Rep. James Comer (R-Ky.), a staunch supporter of hemp as an agricultural crop, explained how he helps people understand the difference between hemp and its more infamous cannabis cousin, marijuana.
"Hemp and marijuana are two plants in the same family, the same way that broccoli and cauliflower are in the same plant family," Comer said.
Ken Anderson, founder, and president of Legacy Hemp, the leading U.S. contractor with hemp farmers, strongly advised anyone who is considering growing the crop to first secure a buyer.
"There are a lot of opportunities but it can be expensive to start growing hemp," Anderson said. He credited Farm Bureau's advocacy with playing a key role in the recognition of industrial hemp as a legitimate farm crop.
Calling industrial hemp "the little engine that could," Katie Moyer of Kentucky Hemp Works discussed the broad range of hemp varieties and advised farmers to carefully consider which one to cultivate. "The crops are completely different," she said, referring to varieties grown for cannabidiol oil vs. fiber, grain, seed, etc.
The availability of labor should also be carefully considered when thinking about growing hemp, according to Anderson.

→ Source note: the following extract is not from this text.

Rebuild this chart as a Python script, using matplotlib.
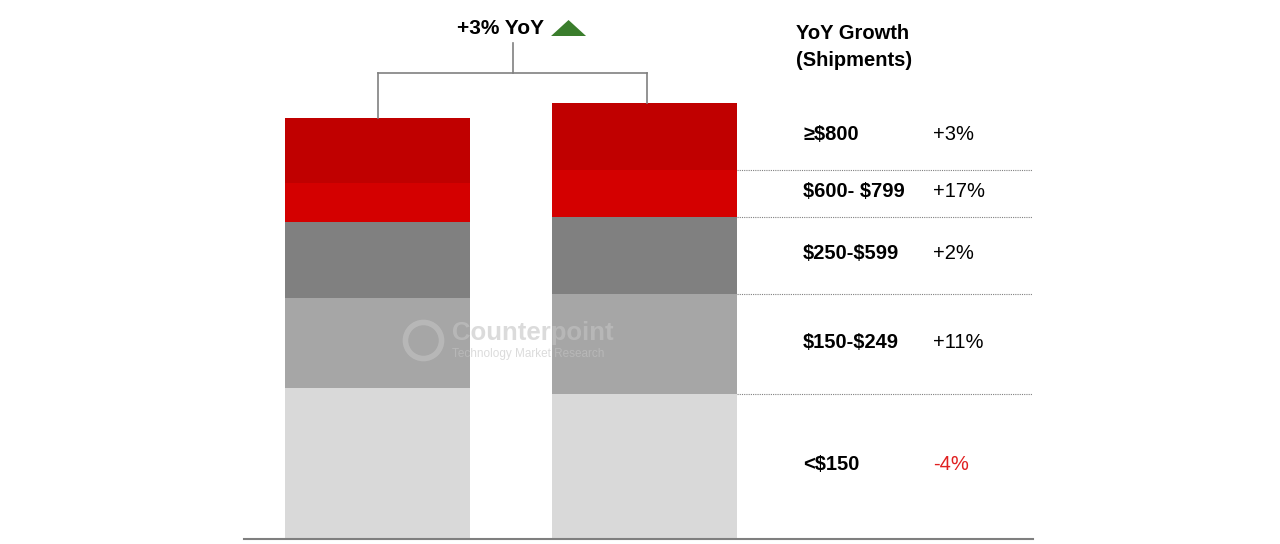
import matplotlib.pyplot as plt
from matplotlib.patches import Polygon

plt.rcParams['font.family'] = ['Liberation Sans', 'DejaVu Sans']
plt.rcParams['text.parse_math'] = False

# price bands, bottom to top
bands = ['<$150', '$150-$249', '$250-$599', '$600- $799', '≥$800']
growth = ['-4%', '+11%', '+2%', '+17%', '+3%']
# shipments (relative units)
prev_year = [151, 90, 76, 39, 65]
curr_year = [145, 100, 77, 47, 67]
colors = ['#d9d9d9', '#a6a6a6', '#808080', '#d40000', '#c00000']
total_growth = '+3% YoY'

fig = plt.figure(figsize=(12.8, 5.44), dpi=100)
ax = fig.add_axes([244 / 1280, 5 / 544, (1033 - 244) / 1280, 539 / 544])

w = 0.693
xs = [0, 1]
for i, series in enumerate([prev_year, curr_year]):
    bottom = 0
    for v, c in zip(series, colors):
        ax.bar(xs[i], v, w, bottom=bottom, color=c, linewidth=0)
        bottom += v

ax.set_xlim(-0.5, 2.455)
ax.set_ylim(0, 539)
for s in ['top', 'right', 'left']:
    ax.spines[s].set_visible(False)
ax.spines['bottom'].set_color('#7f7f7f')
ax.spines['bottom'].set_linewidth(1.5)
ax.set_xticks([])
ax.set_yticks([])

# dotted separators and labels next to the second bar
bottom = 0
for i, v in enumerate(curr_year):
    if i > 0:
        ax.plot([1 + w / 2, 2.455], [bottom, bottom], color='#808080',
                linestyle=(0, (1, 1)), linewidth=0.8)
    mid = bottom + v / 2 + 2
    ax.text(1.594, mid, bands[i], fontsize=14.5, fontweight='bold',
            va='center', ha='left')
    ax.text(2.08, mid, growth[i], fontsize=14.5, va='center', ha='left',
            color='#e02020' if growth[i].startswith('-') else 'black')
    bottom += v

ax.text(1.567, 492, 'YoY Growth\n(Shipments)', fontsize=14.5, fontweight='bold',
        ha='left', va='center', linespacing=1.55)

# bracket above the bars
t1, t2 = sum(prev_year), sum(curr_year)
bk = dict(color='#808080', linewidth=1.2)
ax.plot([0, 0], [t1, 466], **bk)
ax.plot([1.01, 1.01], [t2, 466], **bk)
ax.plot([0, 1.01], [466, 466], **bk)
ax.plot([0.506, 0.506], [466, 496], **bk)
ax.text(0.46, 511, total_growth, fontsize=15, fontweight='bold',
        ha='center', va='center')
ax.add_patch(Polygon([[0.650, 503], [0.781, 503], [0.7155, 519]],
                     closed=True, color='#3a7d2c', linewidth=0))

# watermark
ax.text(0.28, 206, 'Counterpoint', fontsize=18.5, fontweight='bold',
        color='#c4c4c4', alpha=0.6, ha='left', va='center')
ax.text(0.28, 185, 'Technology Market Research', fontsize=8.5,
        color='#c4c4c4', alpha=0.6, ha='left', va='center')
ax.plot(0.17, 199, marker='o', markersize=26, markerfacecolor='none',
        markeredgecolor='#c4c4c4', markeredgewidth=4, alpha=0.6)

fig.savefig('out.png', dpi=100)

"Hemp grown for CBD uses is much more labor-intensive," he said, referring to those varieties as a horticultural crop while others are agricultural crops. In addition, he recommends farmers starting out with hemp add it to their crop rotation, rather than growing it as their only crop.
The 2014 farm bill gave states the authority to establish hemp pilot programs to study its growth, cultivation and marketing. To date, 35 states have taken advantage of the opportunity. The 2018 farm bill removed hemp from the Controlled Substances Act. This deregulation benefits growers, who may now transport hemp and no longer face barriers related to insurance, banking, etc.